— START OF Data lines —
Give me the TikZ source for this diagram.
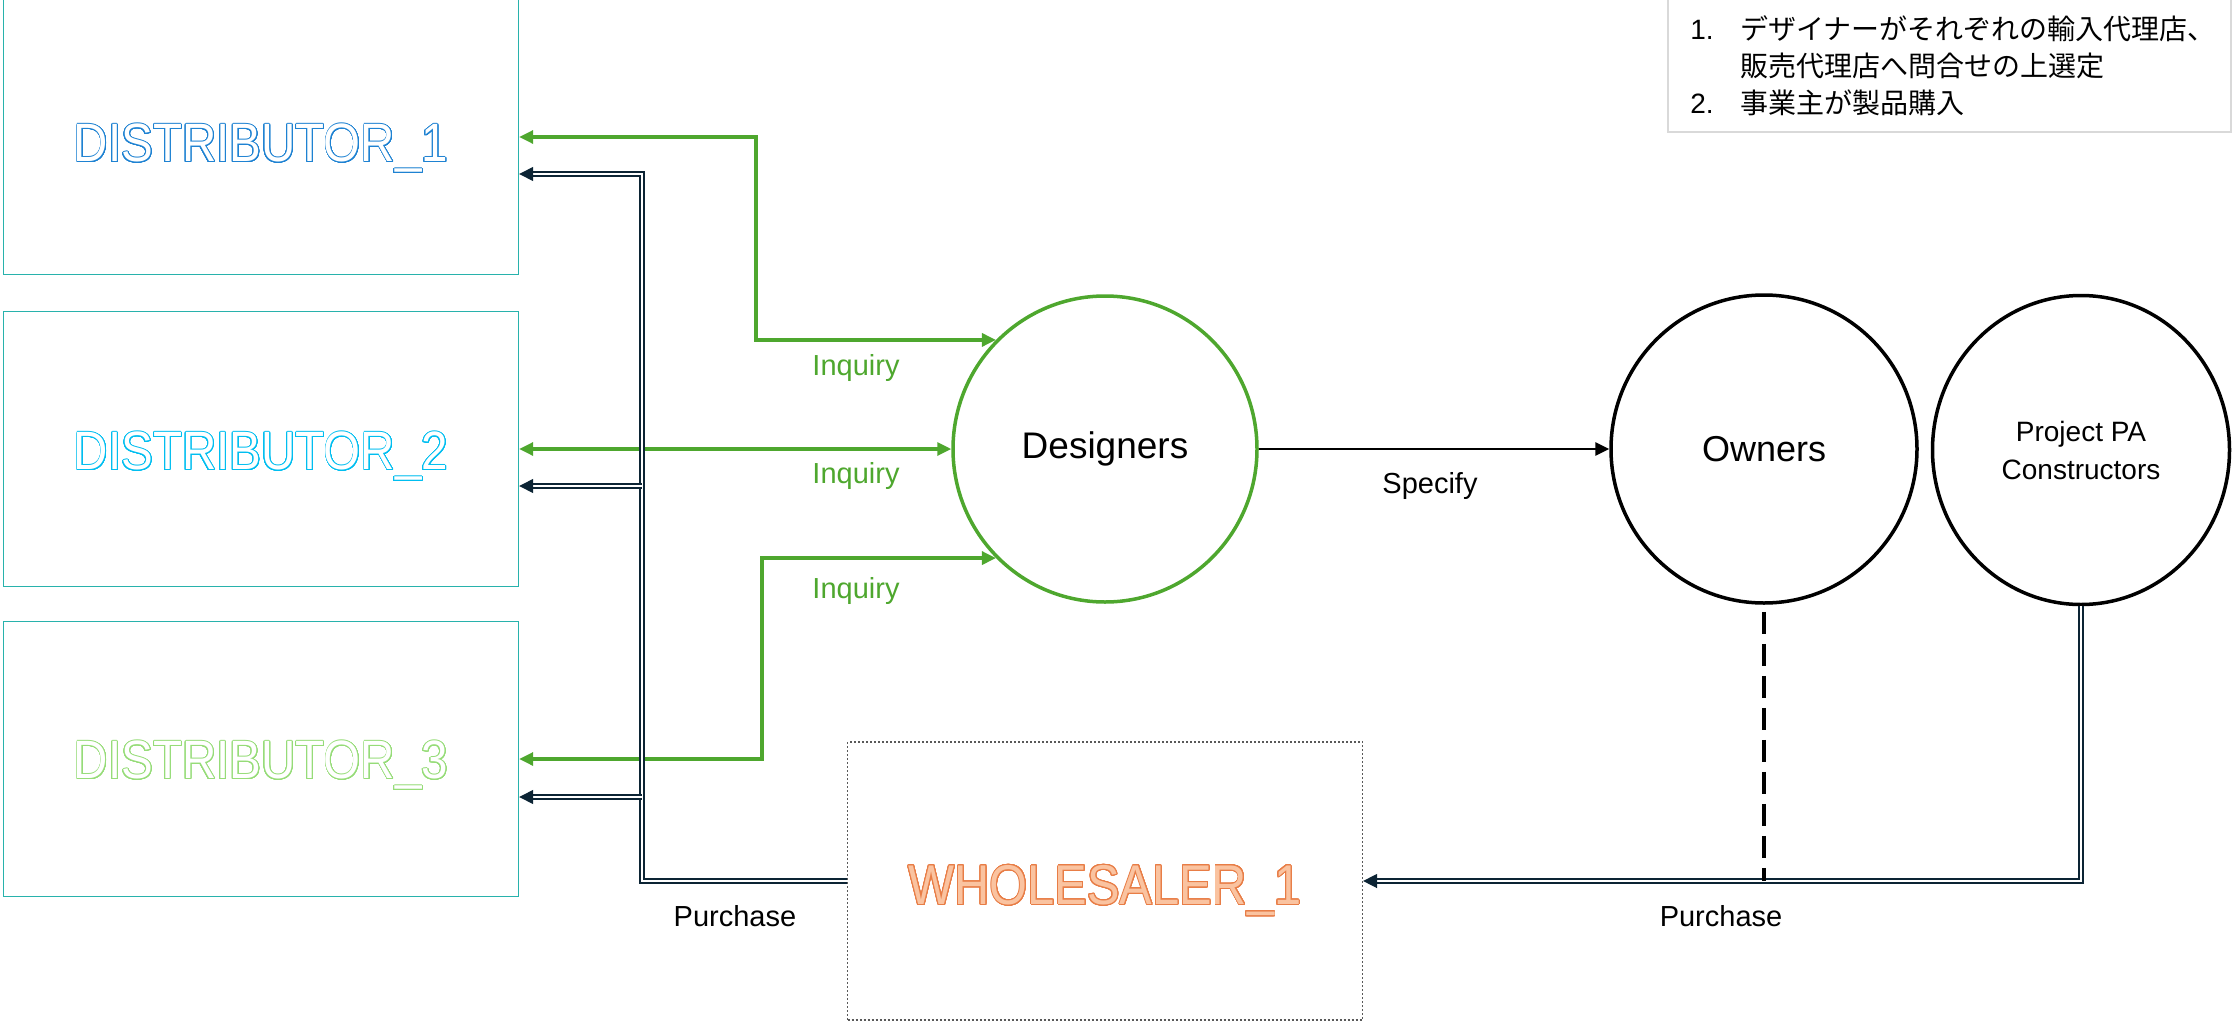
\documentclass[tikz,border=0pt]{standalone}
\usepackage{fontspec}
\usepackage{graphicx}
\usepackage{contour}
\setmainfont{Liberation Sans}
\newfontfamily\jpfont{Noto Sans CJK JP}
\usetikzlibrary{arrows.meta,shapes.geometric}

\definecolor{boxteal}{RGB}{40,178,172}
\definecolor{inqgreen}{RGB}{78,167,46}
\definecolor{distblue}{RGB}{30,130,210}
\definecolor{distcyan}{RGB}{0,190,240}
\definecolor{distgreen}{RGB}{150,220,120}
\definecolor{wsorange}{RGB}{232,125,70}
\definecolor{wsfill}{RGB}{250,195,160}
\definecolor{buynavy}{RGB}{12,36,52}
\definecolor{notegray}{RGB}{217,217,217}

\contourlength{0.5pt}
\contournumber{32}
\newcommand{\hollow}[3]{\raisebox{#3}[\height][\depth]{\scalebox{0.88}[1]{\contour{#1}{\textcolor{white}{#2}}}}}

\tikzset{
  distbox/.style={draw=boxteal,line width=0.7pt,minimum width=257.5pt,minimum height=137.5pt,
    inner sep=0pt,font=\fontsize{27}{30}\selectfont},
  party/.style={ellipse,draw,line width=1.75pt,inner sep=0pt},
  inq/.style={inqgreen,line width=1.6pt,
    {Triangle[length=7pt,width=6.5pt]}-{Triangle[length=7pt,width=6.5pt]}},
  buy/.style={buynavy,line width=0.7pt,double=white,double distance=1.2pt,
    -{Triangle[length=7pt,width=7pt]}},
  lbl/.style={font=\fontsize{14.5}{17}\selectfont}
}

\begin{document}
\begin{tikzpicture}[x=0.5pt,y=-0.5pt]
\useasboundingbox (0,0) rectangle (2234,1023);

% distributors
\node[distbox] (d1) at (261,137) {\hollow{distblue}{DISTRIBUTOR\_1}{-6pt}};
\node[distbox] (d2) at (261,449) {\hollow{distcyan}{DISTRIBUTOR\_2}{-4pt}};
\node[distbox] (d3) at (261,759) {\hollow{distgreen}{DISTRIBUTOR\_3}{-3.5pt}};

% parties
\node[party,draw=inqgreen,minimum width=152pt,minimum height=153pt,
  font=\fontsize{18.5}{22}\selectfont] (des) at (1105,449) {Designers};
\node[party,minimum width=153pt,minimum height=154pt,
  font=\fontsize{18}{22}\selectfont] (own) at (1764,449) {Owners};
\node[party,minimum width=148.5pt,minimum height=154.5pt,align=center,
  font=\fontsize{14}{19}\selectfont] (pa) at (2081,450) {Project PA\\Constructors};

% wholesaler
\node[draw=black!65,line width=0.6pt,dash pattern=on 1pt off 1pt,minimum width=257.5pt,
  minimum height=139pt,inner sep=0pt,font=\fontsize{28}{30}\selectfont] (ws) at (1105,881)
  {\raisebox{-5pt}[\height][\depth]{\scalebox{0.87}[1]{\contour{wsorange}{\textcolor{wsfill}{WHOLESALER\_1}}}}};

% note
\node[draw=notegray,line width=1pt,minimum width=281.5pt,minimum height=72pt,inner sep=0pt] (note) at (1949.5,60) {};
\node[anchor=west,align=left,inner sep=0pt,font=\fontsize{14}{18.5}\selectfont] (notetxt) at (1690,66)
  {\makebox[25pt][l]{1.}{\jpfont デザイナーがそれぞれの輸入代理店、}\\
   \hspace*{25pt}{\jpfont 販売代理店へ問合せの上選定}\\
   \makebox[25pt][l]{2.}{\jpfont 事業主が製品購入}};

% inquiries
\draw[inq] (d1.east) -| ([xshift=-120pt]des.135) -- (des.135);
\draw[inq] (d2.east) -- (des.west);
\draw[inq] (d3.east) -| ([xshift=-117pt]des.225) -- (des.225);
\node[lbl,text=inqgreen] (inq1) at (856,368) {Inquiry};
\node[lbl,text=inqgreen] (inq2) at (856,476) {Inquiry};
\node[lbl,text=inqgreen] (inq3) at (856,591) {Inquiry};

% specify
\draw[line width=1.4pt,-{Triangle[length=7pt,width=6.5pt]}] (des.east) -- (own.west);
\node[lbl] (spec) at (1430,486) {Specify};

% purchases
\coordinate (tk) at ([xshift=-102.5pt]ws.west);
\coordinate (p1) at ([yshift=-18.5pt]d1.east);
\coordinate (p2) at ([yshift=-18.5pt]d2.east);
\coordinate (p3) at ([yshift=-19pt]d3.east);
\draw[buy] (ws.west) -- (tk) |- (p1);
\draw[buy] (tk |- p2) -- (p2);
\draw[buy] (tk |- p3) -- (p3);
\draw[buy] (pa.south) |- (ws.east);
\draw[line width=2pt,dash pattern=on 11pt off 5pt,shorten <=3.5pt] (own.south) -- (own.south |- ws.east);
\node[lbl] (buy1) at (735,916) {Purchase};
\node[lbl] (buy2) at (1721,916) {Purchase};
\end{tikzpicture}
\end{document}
— END OF Data lines —
**Written problem**
From the material above, copy everything exactly but the pictures.

**Answer to the exercise**
Give me the TikZ source for this diagram.
\documentclass[tikz,border=0pt]{standalone}
\usepackage{fontspec}
\usepackage{graphicx}
\usepackage{contour}
\setmainfont{Liberation Sans}
\newfontfamily\jpfont{Noto Sans CJK JP}
\usetikzlibrary{arrows.meta,shapes.geometric}

\definecolor{boxteal}{RGB}{40,178,172}
\definecolor{inqgreen}{RGB}{78,167,46}
\definecolor{distblue}{RGB}{30,130,210}
\definecolor{distcyan}{RGB}{0,190,240}
\definecolor{distgreen}{RGB}{150,220,120}
\definecolor{wsorange}{RGB}{232,125,70}
\definecolor{wsfill}{RGB}{250,195,160}
\definecolor{buynavy}{RGB}{12,36,52}
\definecolor{notegray}{RGB}{217,217,217}

\contourlength{0.5pt}
\contournumber{32}
\newcommand{\hollow}[3]{\raisebox{#3}[\height][\depth]{\scalebox{0.88}[1]{\contour{#1}{\textcolor{white}{#2}}}}}

\tikzset{
  distbox/.style={draw=boxteal,line width=0.7pt,minimum width=257.5pt,minimum height=137.5pt,
    inner sep=0pt,font=\fontsize{27}{30}\selectfont},
  party/.style={ellipse,draw,line width=1.75pt,inner sep=0pt},
  inq/.style={inqgreen,line width=1.6pt,
    {Triangle[length=7pt,width=6.5pt]}-{Triangle[length=7pt,width=6.5pt]}},
  buy/.style={buynavy,line width=0.7pt,double=white,double distance=1.2pt,
    -{Triangle[length=7pt,width=7pt]}},
  lbl/.style={font=\fontsize{14.5}{17}\selectfont}
}

\begin{document}
\begin{tikzpicture}[x=0.5pt,y=-0.5pt]
\useasboundingbox (0,0) rectangle (2234,1023);

% distributors
\node[distbox] (d1) at (261,137) {\hollow{distblue}{DISTRIBUTOR\_1}{-6pt}};
\node[distbox] (d2) at (261,449) {\hollow{distcyan}{DISTRIBUTOR\_2}{-4pt}};
\node[distbox] (d3) at (261,759) {\hollow{distgreen}{DISTRIBUTOR\_3}{-3.5pt}};

% parties
\node[party,draw=inqgreen,minimum width=152pt,minimum height=153pt,
  font=\fontsize{18.5}{22}\selectfont] (des) at (1105,449) {Designers};
\node[party,minimum width=153pt,minimum height=154pt,
  font=\fontsize{18}{22}\selectfont] (own) at (1764,449) {Owners};
\node[party,minimum width=148.5pt,minimum height=154.5pt,align=center,
  font=\fontsize{14}{19}\selectfont] (pa) at (2081,450) {Project PA\\Constructors};

% wholesaler
\node[draw=black!65,line width=0.6pt,dash pattern=on 1pt off 1pt,minimum width=257.5pt,
  minimum height=139pt,inner sep=0pt,font=\fontsize{28}{30}\selectfont] (ws) at (1105,881)
  {\raisebox{-5pt}[\height][\depth]{\scalebox{0.87}[1]{\contour{wsorange}{\textcolor{wsfill}{WHOLESALER\_1}}}}};

% note
\node[draw=notegray,line width=1pt,minimum width=281.5pt,minimum height=72pt,inner sep=0pt] (note) at (1949.5,60) {};
\node[anchor=west,align=left,inner sep=0pt,font=\fontsize{14}{18.5}\selectfont] (notetxt) at (1690,66)
  {\makebox[25pt][l]{1.}{\jpfont デザイナーがそれぞれの輸入代理店、}\\
   \hspace*{25pt}{\jpfont 販売代理店へ問合せの上選定}\\
   \makebox[25pt][l]{2.}{\jpfont 事業主が製品購入}};

% inquiries
\draw[inq] (d1.east) -| ([xshift=-120pt]des.135) -- (des.135);
\draw[inq] (d2.east) -- (des.west);
\draw[inq] (d3.east) -| ([xshift=-117pt]des.225) -- (des.225);
\node[lbl,text=inqgreen] (inq1) at (856,368) {Inquiry};
\node[lbl,text=inqgreen] (inq2) at (856,476) {Inquiry};
\node[lbl,text=inqgreen] (inq3) at (856,591) {Inquiry};

% specify
\draw[line width=1.4pt,-{Triangle[length=7pt,width=6.5pt]}] (des.east) -- (own.west);
\node[lbl] (spec) at (1430,486) {Specify};

% purchases
\coordinate (tk) at ([xshift=-102.5pt]ws.west);
\coordinate (p1) at ([yshift=-18.5pt]d1.east);
\coordinate (p2) at ([yshift=-18.5pt]d2.east);
\coordinate (p3) at ([yshift=-19pt]d3.east);
\draw[buy] (ws.west) -- (tk) |- (p1);
\draw[buy] (tk |- p2) -- (p2);
\draw[buy] (tk |- p3) -- (p3);
\draw[buy] (pa.south) |- (ws.east);
\draw[line width=2pt,dash pattern=on 11pt off 5pt,shorten <=3.5pt] (own.south) -- (own.south |- ws.east);
\node[lbl] (buy1) at (735,916) {Purchase};
\node[lbl] (buy2) at (1721,916) {Purchase};
\end{tikzpicture}
\end{document}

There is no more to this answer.